Fortune and alertness had saved the Prussian king from a serious danger, and turned peril into victory. He lost no time in profiting by his advantage, and was in full march towards Breslau within three hours after the battle, the prisoners in the centre, the wounded—friend and foe alike,—in wagons in the rear, and the captured cannon added to his own artillery train. Silesia was once more delivered into his hands.
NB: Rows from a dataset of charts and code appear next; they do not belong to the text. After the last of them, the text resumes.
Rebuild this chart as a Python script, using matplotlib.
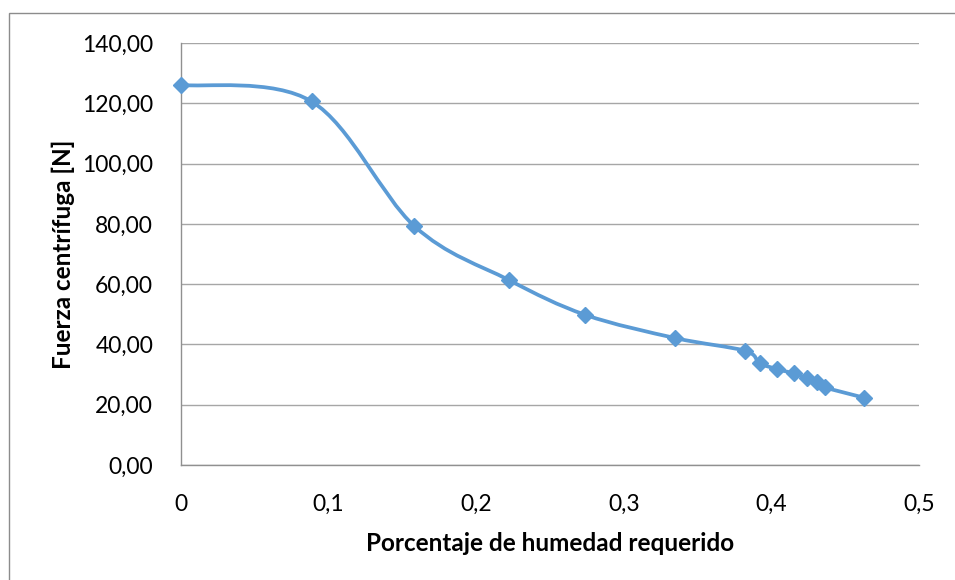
import numpy as np
import matplotlib
matplotlib.use("Agg")
import matplotlib.pyplot as plt
from matplotlib.path import Path
from matplotlib.patches import PathPatch, Rectangle

# Data
humedad = [0.0, 0.0885, 0.158, 0.222, 0.274, 0.335, 0.382, 0.392, 0.404,
           0.415, 0.424, 0.431, 0.436, 0.463]
fuerza = [126.1, 120.6, 79.3, 61.4, 49.8, 42.1, 37.9, 33.8, 31.8,
          30.4, 28.8, 27.5, 25.8, 22.3]
yticks = [0, 20, 40, 60, 80, 100, 120, 140]
xticks = [0, 0.1, 0.2, 0.3, 0.4, 0.5]
ytick_labels = ["0,00", "20,00", "40,00", "60,00", "80,00", "100,00", "120,00", "140,00"]
xtick_labels = ["0", "0,1", "0,2", "0,3", "0,4", "0,5"]

BLUE = "#5B9BD5"
FONT = ["Lato", "DejaVu Sans"]
plt.rcParams["font.family"] = FONT

fig = plt.figure(figsize=(9.55, 5.8), dpi=100)
# outer chart frame (left & top visible)
fig.patches.append(Rectangle((9 / 955, -0.1), 1.2, 1 - 13 / 580 + 0.1,
                             transform=fig.transFigure, fill=False,
                             edgecolor="#8C8C8C", linewidth=1.0))
ax = fig.add_axes([181 / 955, 1 - 465 / 580, (919 - 181) / 955, (465 - 43) / 580])

# Smoothed (Catmull-Rom style Bezier) line through the points
P = np.column_stack([humedad, fuerza])
verts = [tuple(P[0])]
codes = [Path.MOVETO]
n = len(P)
for i in range(n - 1):
    p0 = P[i - 1] if i > 0 else P[i]
    p1 = P[i]
    p2 = P[i + 1]
    p3 = P[i + 2] if i + 2 < n else P[i + 1]
    c1 = p1 + (p2 - p0) / 6.0
    c2 = p2 - (p3 - p1) / 6.0
    verts += [tuple(c1), tuple(c2), tuple(p2)]
    codes += [Path.CURVE4, Path.CURVE4, Path.CURVE4]
ax.add_patch(PathPatch(Path(verts, codes), facecolor="none", edgecolor=BLUE,
                       linewidth=2.7, zorder=3, capstyle="round", joinstyle="round"))
ax.plot(humedad, fuerza, linestyle="none", marker="D", markersize=8,
        color=BLUE, zorder=4, clip_on=False)

ax.set_xlim(0, 0.5)
ax.set_ylim(0, 140)
ax.set_yticks(yticks)
ax.set_yticklabels(ytick_labels)
ax.set_xticks(xticks)
ax.set_xticklabels(xtick_labels)
ax.tick_params(length=0, labelsize=16.5, colors="black")
ax.tick_params(axis="y", pad=20)
ax.tick_params(axis="x", pad=21)
ax.grid(axis="y", color="#A6A6A6", linewidth=1.0)
ax.set_axisbelow(True)
for s in ["top", "right"]:
    ax.spines[s].set_visible(False)
for s in ["left", "bottom"]:
    ax.spines[s].set_color("#909090")
    ax.spines[s].set_linewidth(1.0)

ax.set_xlabel("Porcentaje de humedad requerido", fontsize=17.5, fontweight="bold", labelpad=12)
ax.set_ylabel("Fuerza centrífuga [N]", fontsize=17.5, fontweight="bold", labelpad=5)

fig.savefig("out.png", dpi=100)
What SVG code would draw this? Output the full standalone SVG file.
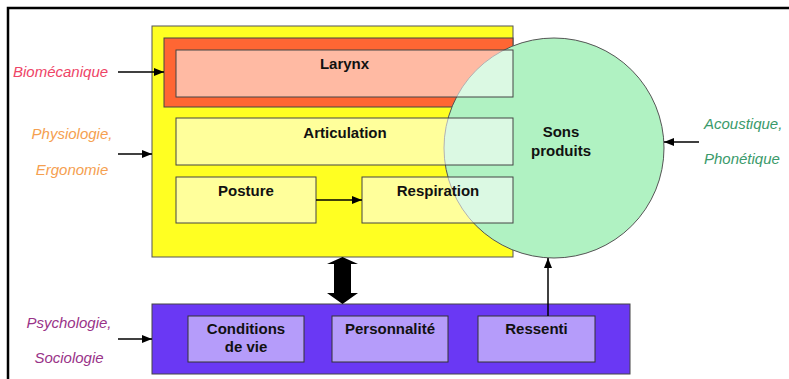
<svg xmlns="http://www.w3.org/2000/svg" width="789" height="379" viewBox="0 0 789 379">
<defs>
<marker id="ah" markerWidth="10" markerHeight="8" refX="10" refY="4" orient="auto" markerUnits="userSpaceOnUse">
<path d="M0,0 L10,4 L0,8 Z" fill="#000"/>
</marker>
<style>
.lbl{font-family:"Liberation Sans",Arial,sans-serif;font-style:italic;font-size:15px;}
.bt{font-family:"Liberation Sans",Arial,sans-serif;font-weight:bold;font-size:15px;fill:#111;text-anchor:middle;}
.ib{fill:#ffffff;fill-opacity:0.55;stroke:#444;stroke-width:1;}
.pb{fill:#ffffff;fill-opacity:0.5;stroke:#333;stroke-width:1;}
.conn{stroke:#000;stroke-width:1.5;fill:none;}
</style>
</defs>
<rect x="0" y="0" width="789" height="379" fill="#ffffff"/>
<path d="M8,379 L8,8 L789,8" fill="none" stroke="#000" stroke-width="2.5"/>

<g id="yellow-box">
<rect x="152" y="26" width="361" height="231" fill="#ffff22" stroke="#555" stroke-width="1"/>
</g>
<g id="orange-box">
<rect x="164" y="38" width="349" height="69" fill="#ff6633" stroke="#444" stroke-width="1"/>
</g>
<g id="sons-produits">
<circle cx="554" cy="148" r="110" fill="#b0f2c2" stroke="#555" stroke-width="1"/>
</g>
<g id="larynx">
<rect class="ib" x="176" y="50" width="337" height="47"/>
<text class="bt" x="344.5" y="69">Larynx</text>
</g>
<g id="articulation">
<rect class="ib" x="176" y="118" width="337" height="47"/>
<text class="bt" x="345" y="138">Articulation</text>
</g>
<g id="posture">
<rect class="ib" x="176" y="177" width="140" height="46"/>
<text class="bt" x="246" y="196">Posture</text>
</g>
<g id="respiration">
<rect class="ib" x="362" y="177" width="151" height="46"/>
<text class="bt" x="438" y="196">Respiration</text>
</g>
<g id="sons-label">
<text class="bt" x="561" y="137">Sons</text>
<text class="bt" x="561" y="156">produits</text>
</g>

<g id="purple-box">
<rect x="152" y="304" width="478" height="70" fill="#6a38f4" stroke="#444" stroke-width="1"/>
</g>
<g id="conditions">
<rect class="pb" x="188" y="316" width="116" height="46"/>
<text class="bt" x="246" y="334">Conditions</text>
<text class="bt" x="246" y="352">de vie</text>
</g>
<g id="personnalite">
<rect class="pb" x="332" y="316" width="116" height="46"/>
<text class="bt" x="390" y="334">Personnalité</text>
</g>
<g id="ressenti">
<rect class="pb" x="478" y="316" width="117" height="46"/>
<text class="bt" x="536.5" y="334">Ressenti</text>
</g>

<g id="label-biomecanique"><text class="lbl" x="13" y="77" fill="#ee4466">Biomécanique</text></g>
<g id="label-physiologie">
<text class="lbl" x="72" y="139" fill="#f5a050" text-anchor="middle">Physiologie,</text>
<text class="lbl" x="72" y="175" fill="#f5a050" text-anchor="middle">Ergonomie</text>
</g>
<g id="label-psychologie">
<text class="lbl" x="69" y="328" fill="#993388" text-anchor="middle">Psychologie,</text>
<text class="lbl" x="69" y="363" fill="#993388" text-anchor="middle">Sociologie</text>
</g>
<g id="label-acoustique">
<text class="lbl" x="704" y="129" fill="#3a9a6a">Acoustique,</text>
<text class="lbl" x="704" y="164" fill="#3a9a6a">Phonétique</text>
</g>

<g id="connectors">
<line class="conn" x1="118" y1="72" x2="164" y2="72" marker-end="url(#ah)"/>
<line class="conn" x1="118" y1="154" x2="152" y2="154" marker-end="url(#ah)"/>
<line class="conn" x1="118" y1="339" x2="152" y2="339" marker-end="url(#ah)"/>
<line class="conn" x1="699" y1="142" x2="664" y2="142" marker-end="url(#ah)"/>
<line class="conn" x1="316" y1="200" x2="362" y2="200" marker-end="url(#ah)"/>
<line class="conn" x1="548" y1="316" x2="548" y2="258" marker-end="url(#ah)"/>
<path d="M342.5,257 L358,264 L351,264 L351,293 L358,293 L342.5,304 L327,293 L334,293 L334,264 L327,264 Z" fill="#000"/>
</g>
</svg>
Never in history had there been so persistent and indomitable a resistance against overwhelming numbers as that which Frederick sustained for so many years against his numerous foes. At length, when hope seemed almost at an end, and it appeared as if nothing could save the Prussian kingdom from overthrow, death came to the aid of the courageous monarch. The Empress Elizabeth of Russia died, and Frederick’s bitterest foe was removed. The new monarch, Peter III., was an ardent admirer of Frederick, and at once discharged all the Prussian prisoners in his hands, and signed a treaty of alliance with Prussia. Sweden quickly did the same, leaving Frederick with no opponents but the Austrians. Four months more sufficed to bring his remaining foes to terms, and by the end of the year 1762 the distracting Seven Years’ War was at an end, the indomitable Frederick remaining in full possession of Silesia, the great bone of contention in the war. His resolution and perseverance had raised Prussia to a high position among the kingdoms of Europe, and laid the foundations of the present empire of Germany.
THE PATRIOTS OF THE TYROL.
On the 9th of April, 1809, down the river Inn, in the Tyrol, came floating a series of planks, from whose surface waved little red flags. What they meant the Bavarian soldiers, who held that mountain land with a hand of iron, could not conjecture. But what they meant the peasantry well knew. On the day before peace had ruled throughout the Alps, and no Bavarian dreamed of war. Those flags were the signal for insurrection, and on their appearance the brave mountaineers sprang at once to arms and flew to the defence of the bridges of their country, which the Bavarians were marching to destroy, as an act of defence against the Austrians.
On the 10th the storm of war burst. Some Bavarian sappers had been sent to blow up the bridge of St. Lorenzo. But hardly had they begun their work, when a shower of bullets from unseen marksmen swept the bridge. Several were killed; the rest took to flight; the Tyrol was in revolt.